Для этого спектакля режиссер собрал надежную команду - своих учеников и актеров, с которыми работал уже неоднократно. А еще пригласил Ольгу Прокофьеву. Актриса, за последние годы переигравшая все оттенки комического в театре и на телевидении, наконец вернулась к драме и прожила ее как трагедию.
Прокофьева играет мать. Так написано в программке и в списке действующих лиц. Все остальные персонажи названы просто по именам, а рядом с именем Кэт Келлер в скобочках указано - мать. Кажется, актриса с режиссером отталкивались при разработке роли именно от этих скобочек, потому что пока только Ольге Прокофьевой удается из бытовой истории одной американской семьи выйти в иные пространства.
Через ее игру начинаешь по-настоящему понимать, почему, говоря о Миллере, вспоминают античную трагедию. Актриса играет боль в чистом виде. Беспримесную. Причем боль в данном случае не эмоция. Это нечто воплощенное. Но рядом с этой
болью существует и маска, которую эта боль надевает. Маска, носить которую приходится, прежде всего, перед оставшимся в живых сыном, чтобы сохранить хотя бы его. Героиня с этой маской обращается не слишком умело (просто сын верит ей настолько безоглядно, что не присматривается), а вот актриса работает с ней виртуозно. Ольга Прокофьева - лицедей, комедиант в высоком смысле слова. Лучшие ее роли те -где она может раскрыть как темную, так и светлую грань своей театральной природы. Здесь, в спектакле «Все мои сыновья» Кэт Келлер чаще пребывает на теневой стороне, но тем сильнее оказывается контраст, когда с приездом Джорджа она, почти против своей воли, возвращается к себе прежней -той, у которой было двое счастливых детей. Одна искренняя улыбка, один легкий поворот головы - и осыпаются годы траура, и перед Джорджем, перед зрителем - почти юная девушка. Но неотступная реальность не отпускает надолго - и вот уже снова холодное статуарное молчание, бездвижная маска, не дающая доступа ничему человеческому. И только глаза. Только кисти рук.

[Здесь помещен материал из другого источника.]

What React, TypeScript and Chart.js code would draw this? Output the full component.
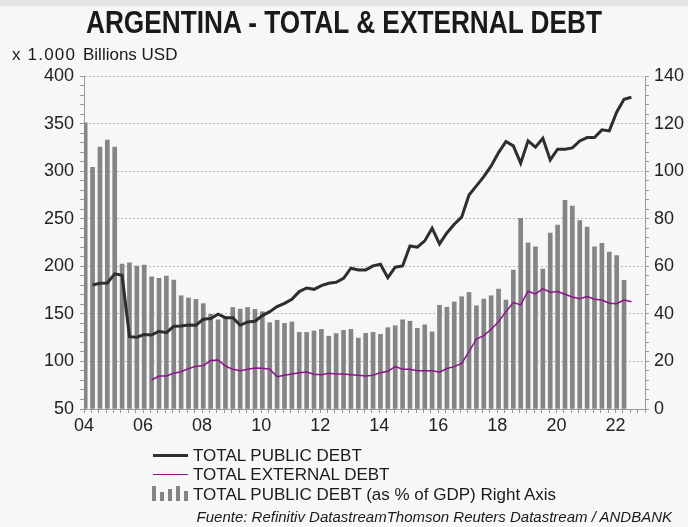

Боль памяти - то, что преследует главных героев спектаклей Хейфеца. Неловкие, порой трагические попытки примирения с прошлым. Одновременность присутствия тогда и сейчас. Актерское мастерство, поддержанное и выявленное режиссером. Миллер в своих воспоминаниях писал о нью-йоркском постановщике пьесы «Все мои сыновья» Элиа Казане: «На мой взгляд, этот метод, если его позволено так скромно именовать, зиждется на том, что спектакль становится формой самовыражения актера. Не командуя, Казан направлял, позволяя исполнителям восторгаться своими открытиями и радостно отдавать их ему, как дети отдают родителям найденную игрушку». Кажется, что схожим путем идет и Леонид Хейфец. Режиссер, взращивающий артиста и через него (и только через него) обращающийся в зрительный зал.